The most bittersweet moment was definitely seeing Noah’s deterioration throughout the book from the perspective of everyone else around him, and his eventual choice to leave this realm for good. It’ll be sad knowing that Noah will never be there to ruffle Blue’s hair again, and that the “smudgy one” left the Raven boys for good. But, it was also touching to find out that Noah’s final act was to go back in time (which he can do because he’s a ghost) and tell young Gansey about the search for Glendower, knowing that it would lead the five of them together.

As always with Maggie Stiefvater’s books, it’s her way with words that make them truly exceptional. Each character’s distinct voice is somehow, undeniably, perfect. Here are some of the best lines from the Raven King.

  • “Ronan could never remember what was legal to feed or shoot in Virginia.” (As a Virginia resident I can appreciate this).
  • Gansey to Ronan: “Parrish wants to know if you killed yourself dreaming just now please advise.”
  • “She hugged it. Him. Noah. She didn’t care if he wasn’t quite human anymore. She would keep calling whatever this was Noah for as long as it wanted to be called Noah.” (BLUE AND NOAH FEELS).
  • “’Blue! Your boys are out front, looking like they’re fixing to bury a body.’ Again? Blue thought.”
  • “Need was Adam’s baseline, his resting pulse. Love was a privilege. Adam was privileged; he did not want to give it up. He wanted to remember again and again how it felt.”
  • “Adam lived in an apartment located above the office of St. Agnes Catholic Church, a fortuitous combination that focused most of the objects of Ronan’s worship into one downtown block.” (PYNCH).
  • “But there was no way for [Ronan] to tell anyone else exactly how much he hated Aglionby Academy. Any unit of measurement would have to include both the volume and the weight of the hate. And it would also have to include a component of time.”
  • “’God,’ [Blue] said. Henry inclined his head in humble acknowledgment.” (Because Henry Cheng is one of the best additions to this book series, second after only the Gray Man).

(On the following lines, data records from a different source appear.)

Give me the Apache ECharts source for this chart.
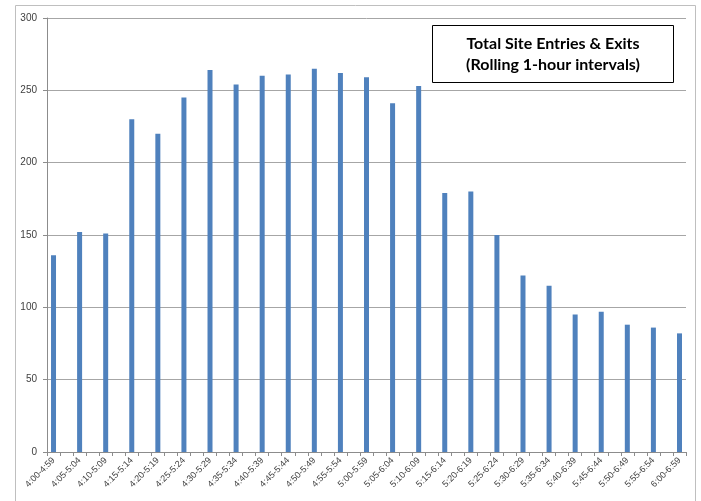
<!DOCTYPE html>
<html>
<head>
<meta charset="utf-8">
<script src="https://cdn.jsdelivr.net/npm/echarts@6/dist/echarts.min.js"></script>
<style>
  html, body { margin: 0; padding: 0; background: #fff; }
  #chart { width: 701px; height: 501px; }
</style>
</head>
<body>
<div id="chart"></div>
<script>
// Rolling one-hour windows
const intervals = [
  '4:00-4:59', '4:05-5:04', '4:10-5:09', '4:15-5:14', '4:20-5:19',
  '4:25-5:24', '4:30-5:29', '4:35-5:34', '4:40-5:39', '4:45-5:44',
  '4:50-5:49', '4:55-5:54', '5:00-5:59', '5:05-6:04', '5:10-6:09',
  '5:15-6:14', '5:20-6:19', '5:25-6:24', '5:30-6:29', '5:35-6:34',
  '5:40-6:39', '5:45-6:44', '5:50-6:49', '5:55-6:54', '6:00-6:59'
];

// Entries plus exits counted in each window
const entriesExits = [
  136, 152, 151, 230, 220,
  245, 264, 254, 260, 261,
  265, 262, 259, 241, 253,
  179, 180, 150, 122, 115,
  95, 97, 88, 86, 82
];

const yTicks = [0, 50, 100, 150, 200, 250, 300];

// Windows sit on every other slot of the axis, with an empty slot between neighbours
const slotLabels = intervals.flatMap((c, i) => i < intervals.length - 1 ? [c, ''] : [c]);
const slotValues = entriesExits.flatMap((v, i) => i < entriesExits.length - 1 ? [v, null] : [v]);

const chart = echarts.init(document.getElementById('chart'), null, { renderer: 'canvas' });

chart.setOption({
  animation: false,
  backgroundColor: '#ffffff',
  grid: { left: 47, right: 15, top: 18, bottom: 49 },
  xAxis: {
    type: 'category',
    data: slotLabels,
    boundaryGap: true,
    axisLine: { lineStyle: { color: '#8c8c8c', width: 1 } },
    axisTick: { show: true, interval: 0, length: 4, lineStyle: { color: '#8c8c8c' } },
    axisLabel: {
      interval: 0,
      rotate: 45,
      margin: 7,
      fontSize: 9,
      color: '#404040',
      fontFamily: 'Liberation Sans, Arial, sans-serif'
    },
    splitLine: { show: false }
  },
  yAxis: {
    type: 'value',
    min: yTicks[0],
    max: yTicks[yTicks.length - 1],
    interval: yTicks[1] - yTicks[0],
    axisLine: { show: true, lineStyle: { color: '#8c8c8c', width: 1 } },
    axisTick: { show: true, length: 4, lineStyle: { color: '#8c8c8c' } },
    axisLabel: {
      margin: 10,
      fontSize: 10,
      color: '#404040',
      fontFamily: 'Liberation Sans, Arial, sans-serif'
    },
    splitLine: { show: true, lineStyle: { color: '#a6a6a6', width: 1 } }
  },
  series: [{
    type: 'bar',
    data: slotValues,
    barWidth: 5,
    itemStyle: { color: '#4f81bd' }
  }],
  graphic: [
    {
      type: 'rect',
      z: -1,
      shape: { x: 15.5, y: 5.5, width: 680, height: 510 },
      style: { fill: 'none', stroke: '#bfbfbf', lineWidth: 1 }
    },
    {
      type: 'rect',
      shape: { x: 432.5, y: 25.5, width: 241, height: 57 },
      style: { fill: '#ffffff', stroke: '#000000', lineWidth: 1 }
    },
    {
      type: 'text',
      x: 553,
      y: 44,
      style: {
        text: 'Total Site Entries & Exits',
        align: 'center',
        verticalAlign: 'middle',
        fontSize: 16,
        fontWeight: 'bold',
        fontFamily: 'Lato, Liberation Sans, sans-serif',
        fill: '#000000'
      }
    },
    {
      type: 'text',
      x: 553,
      y: 65,
      style: {
        text: '(Rolling 1-hour intervals)',
        align: 'center',
        verticalAlign: 'middle',
        fontSize: 16,
        fontWeight: 'bold',
        fontFamily: 'Lato, Liberation Sans, sans-serif',
        fill: '#000000'
      }
    }
  ]
});
</script>
</body>
</html>
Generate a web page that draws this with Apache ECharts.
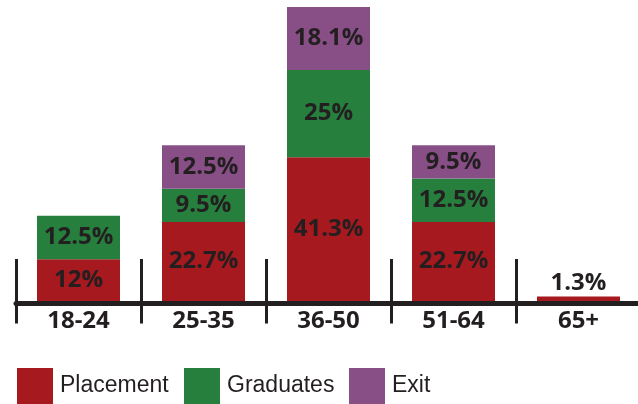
<!DOCTYPE html>
<html>
<head>
<meta charset="utf-8">
<script src="https://cdn.jsdelivr.net/npm/echarts@6/dist/echarts.min.js"></script>
<style>
html,body{margin:0;padding:0;background:#fff;}
#chart{width:638px;height:404px;}
</style>
</head>
<body>
<div id="chart"></div>
<script>
const categories = ['18-24', '25-35', '36-50', '51-64', '65+'];
const placement = [12, 22.7, 41.3, 22.7, 1.3];
const graduates = [12.5, 9.5, 25, 12.5, null];
const exitVals = [null, 12.5, 18.1, 9.5, null];
const seriesNames = ['Placement', 'Graduates', 'Exit'];

const colors = ['#a6191f', '#267f3d', '#884f87'];
const ink = '#231f20';
const labelFont = "'Open Sans', sans-serif";

function seriesData(arr) {
  return arr.map(v => (v === null ? '-' : (v < 5 ? { value: v, label: { position: 'top', distance: 1 } } : v)));
}

function makeSeries(name, arr, color) {
  return {
    name: name,
    type: 'bar',
    stack: 'total',
    barWidth: 83,
    data: seriesData(arr),
    itemStyle: { color: color },
    label: {
      show: true,
      position: 'inside',
      formatter: p => p.value + '%',
      color: ink,
      fontFamily: labelFont,
      fontWeight: 'bold',
      fontSize: 24
    }
  };
}

const legendText = {
  color: ink,
  fontFamily: "'Liberation Sans', sans-serif",
  fontSize: 23,
  padding: [0, 0, 0, 2]
};
function makeLegend(name, left) {
  return {
    data: [name],
    left: left,
    top: 368,
    icon: 'rect',
    itemWidth: 36,
    itemHeight: 36,
    padding: 0,
    selectedMode: false,
    textStyle: legendText
  };
}

const chart = echarts.init(document.getElementById('chart'), null, { renderer: 'canvas' });
chart.setOption({
  animation: false,
  backgroundColor: '#ffffff',
  grid: { left: 16, width: 625, top: 7, bottom: 103, containLabel: false, outerBoundsMode: 'none' },
  xAxis: [
    {
      type: 'category',
      data: categories,
      position: 'bottom',
      offset: 2.5,
      axisLine: { show: true, onZero: false, lineStyle: { color: ink, width: 5 } },
      axisTick: { show: true, inside: false, length: 20, lineStyle: { color: ink, width: 3 } },
      axisLabel: { margin: 6, color: ink, fontFamily: labelFont, fontWeight: 'bold', fontSize: 24 },
      splitLine: { show: false }
    },
    {
      type: 'category',
      data: categories,
      position: 'bottom',
      offset: 2.5,
      axisLine: { show: false },
      axisTick: { show: true, inside: true, length: 42, lineStyle: { color: ink, width: 3 } },
      axisLabel: { show: false },
      splitLine: { show: false }
    }
  ],
  yAxis: { type: 'value', min: 0, max: 84.4, show: false },
  legend: [
    makeLegend('Placement', 17),
    makeLegend('Graduates', 184),
    makeLegend('Exit', 349)
  ],
  series: [
    makeSeries(seriesNames[0], placement, colors[0]),
    makeSeries(seriesNames[1], graduates, colors[1]),
    makeSeries(seriesNames[2], exitVals, colors[2])
  ]
});
</script>
</body>
</html>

  • “’To think you could have been dreaming the cure for cancer,’ Blue said. ‘Look, Sargent,’ Ronan retorted. ‘I was gonna dream you some eye cream last night since clearly modern medicine’s doing jack shit for you, but I nearly had my ass handed to me by a death snake from the fourth circle of dream hell, so you’re welcome.’ Blue looked appropriately touched. ‘Ah, thanks, man.’ ‘No problem, bro.’” (I will never get over Blue and Ronan’s relationship evolution).